GIVEN TASK:
Please give the count of lines holding the string "page" and nothing besides.

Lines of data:
* BEGIN *
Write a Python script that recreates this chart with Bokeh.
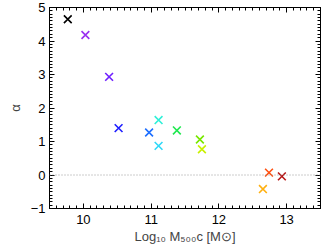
from bokeh.plotting import figure
from bokeh.models import ColumnDataSource, Span, LinearAxis, FixedTicker, Range1d
from bokeh.embed import file_html
from bokeh.resources import INLINE

log_mass = [9.77, 10.03, 10.38, 10.52, 10.97, 11.11, 11.11, 11.38, 11.72, 11.75, 12.74, 12.93, 12.65]
alpha = [4.65, 4.18, 2.93, 1.40, 1.27, 1.64, 0.87, 1.33, 1.06, 0.77, 0.07, -0.04, -0.42]
colors = ["#000000", "#9a30f0", "#7020ff", "#2020ff", "#2070ff", "#30f0d8", "#30d8f8",
          "#20e850", "#78e800", "#c8f000", "#ff5010", "#b81818", "#ffb010"]

x_ticks = [10, 11, 12, 13]
y_ticks = [-1, 0, 1, 2, 3, 4, 5]
x_minor = [round(9.5 + 0.1 * i, 2) for i in range(41)]
y_minor = [round(-1 + 0.1 * i, 2) for i in range(61)]

src = ColumnDataSource(dict(x=log_mass, y=alpha, c=colors))

FONT = "Liberation Sans"

p = figure(width=327, height=246, output_backend="svg", toolbar_location=None,
           x_range=Range1d(9.5, 13.5), y_range=Range1d(-1, 5),
           x_axis_location=None, y_axis_location=None,
           min_border_left=49, min_border_right=7, min_border_top=7, min_border_bottom=0)
p.frame_width = 271
p.frame_height = 201
p.grid.visible = False
p.outline_line_color = "black"
p.outline_line_width = 1
p.background_fill_color = "white"
p.border_fill_color = "white"

def style(ax, ticks, labels=True):
    ax.axis_line_color = "black"
    ax.major_tick_in = 5
    ax.major_tick_out = 0
    ax.minor_tick_in = 3
    ax.minor_tick_out = 0
    ax.major_tick_line_color = "black"
    ax.minor_tick_line_color = "black"
    ax.major_label_text_font = FONT
    ax.major_label_text_font_size = "13px"
    ax.major_label_text_color = "black"
    ax.axis_label_text_font = FONT
    ax.axis_label_text_font_size = "13px"
    ax.axis_label_text_font_style = "normal"
    if not labels:
        ax.major_label_overrides = {t: "" for t in ticks}
        ax.major_label_standoff = 0

xb = LinearAxis(ticker=FixedTicker(ticks=x_ticks, minor_ticks=x_minor),
                axis_label="Log₁₀ M₅₀₀c [M⊙]")
style(xb, x_ticks)
xb.major_label_standoff = 6
xb.axis_label_standoff = 2
p.add_layout(xb, "below")

yl = LinearAxis(ticker=FixedTicker(ticks=y_ticks, minor_ticks=y_minor),
                axis_label="α")
style(yl, y_ticks)
yl.major_label_standoff = 4
yl.axis_label_standoff = 5
yl.major_label_orientation = "horizontal"
p.add_layout(yl, "left")

xt = LinearAxis(ticker=FixedTicker(ticks=x_ticks, minor_ticks=x_minor))
style(xt, x_ticks, labels=False)
p.add_layout(xt, "above")

yr = LinearAxis(ticker=FixedTicker(ticks=y_ticks, minor_ticks=y_minor))
style(yr, y_ticks, labels=False)
p.add_layout(yr, "right")

p.add_layout(Span(location=0, dimension="width", line_color="#999999", line_width=1, line_dash="1 2"))

p.scatter("x", "y", source=src, marker="x", size=11, line_color="c", line_width=1.6)

open("out.html", "w").write(file_html(p, INLINE))
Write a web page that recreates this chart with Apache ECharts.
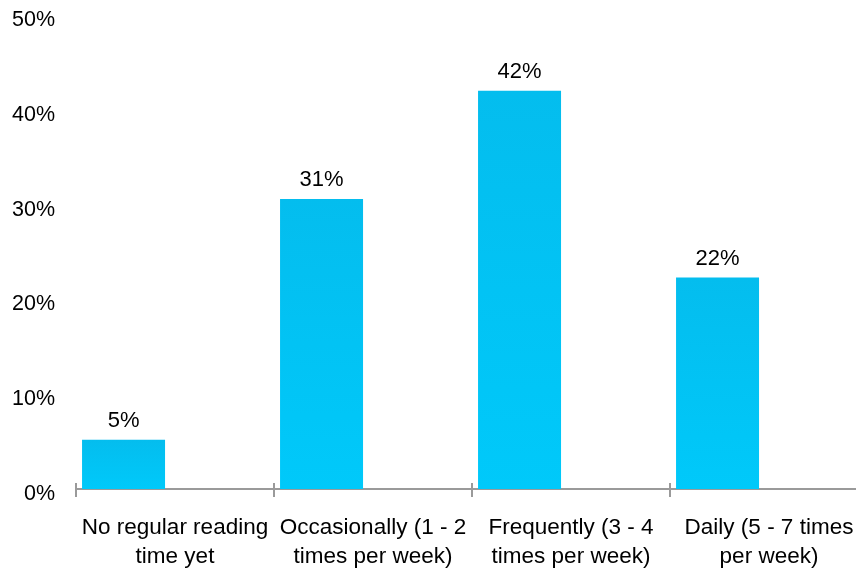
<!DOCTYPE html>
<html>
<head>
<meta charset="utf-8">
<script src="https://cdn.jsdelivr.net/npm/echarts@6/dist/echarts.min.js"></script>
<style>
  html, body { margin: 0; padding: 0; background: #fff; overflow: hidden; }
  /* the plot runs past the right edge of the window, so the canvas is wider */
  #chart { width: 880px; height: 571px; }
</style>
</head>
<body>
<div id="chart"></div>
<script>
// Reading frequency survey: share of respondents per category
const categories = [
  'No regular reading\ntime yet',
  'Occasionally (1 - 2\ntimes per week)',
  'Frequently (3 - 4\ntimes per week)',
  'Daily (5 - 7 times\nper week)'
];
const shares = [5.2, 30.6, 42.0, 22.3];
const yTicks = [0, 10, 20, 30, 40, 50];

const FONT = '"Liberation Sans", Arial, sans-serif';
const chart = echarts.init(document.getElementById('chart'));

chart.setOption({
  backgroundColor: '#ffffff',
  animation: false,
  textStyle: { fontFamily: FONT },
  grid: { left: 76, top: 15, width: 792, height: 477 },
  xAxis: [
    {
      type: 'category',
      data: categories,
      axisLine: { show: true, lineStyle: { color: '#9a9a9a', width: 2 } },
      axisTick: { show: true, length: 8, lineStyle: { color: '#9a9a9a', width: 2 } },
      axisLabel: {
        color: '#000', fontSize: 22.5, fontFamily: FONT,
        lineHeight: 29, margin: 24, interval: 0
      }
    },
    {
      // inward half of the crossing tick marks
      type: 'category',
      data: categories,
      position: 'bottom',
      axisLine: { show: false },
      axisTick: { show: true, inside: true, length: 6, lineStyle: { color: '#9a9a9a', width: 2 } },
      axisLabel: { show: false }
    }
  ],
  yAxis: {
    type: 'value',
    min: yTicks[0],
    max: yTicks[yTicks.length - 1],
    interval: 10,
    axisLine: { show: false },
    axisTick: { show: false },
    splitLine: { show: false },
    axisLabel: {
      color: '#000', fontSize: 21.5, fontFamily: FONT, margin: 21,
      formatter: v => '{pct|' + v + '%}',
      rich: {
        // tall line box with the text at its foot nudges labels slightly below the tick
        pct: { fontSize: 21.5, fontFamily: FONT, color: '#000', lineHeight: 32, verticalAlign: 'bottom' }
      }
    }
  },
  series: [
    {
      type: 'bar',
      name: 'Share',
      data: shares,
      barWidth: 83,
      barGap: '24%',
      itemStyle: {
        color: new echarts.graphic.LinearGradient(0, 0, 0, 1, [
          { offset: 0, color: '#04BDEE' },
          { offset: 1, color: '#00C9FA' }
        ])
      },
      label: {
        show: true,
        position: 'top',
        distance: 8,
        color: '#000',
        fontSize: 22,
        fontFamily: FONT,
        formatter: p => Math.round(p.value) + '%'
      }
    },
    {
      // empty slot that keeps each bar on the left side of its category
      type: 'bar',
      name: 'Slot',
      data: categories.map(() => null),
      barWidth: 83,
      silent: true
    }
  ]
});
</script>
</body>
</html>
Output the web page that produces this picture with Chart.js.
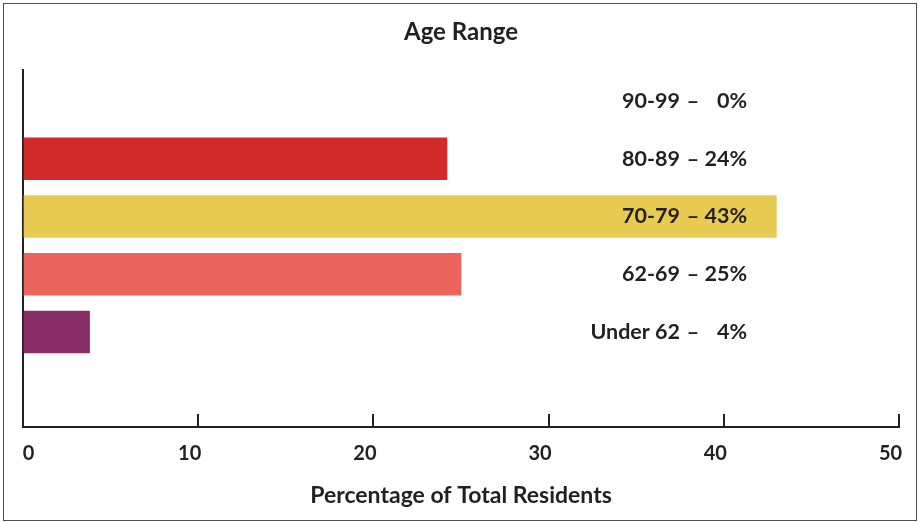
* END *
PROBLEM SOLUTION:
2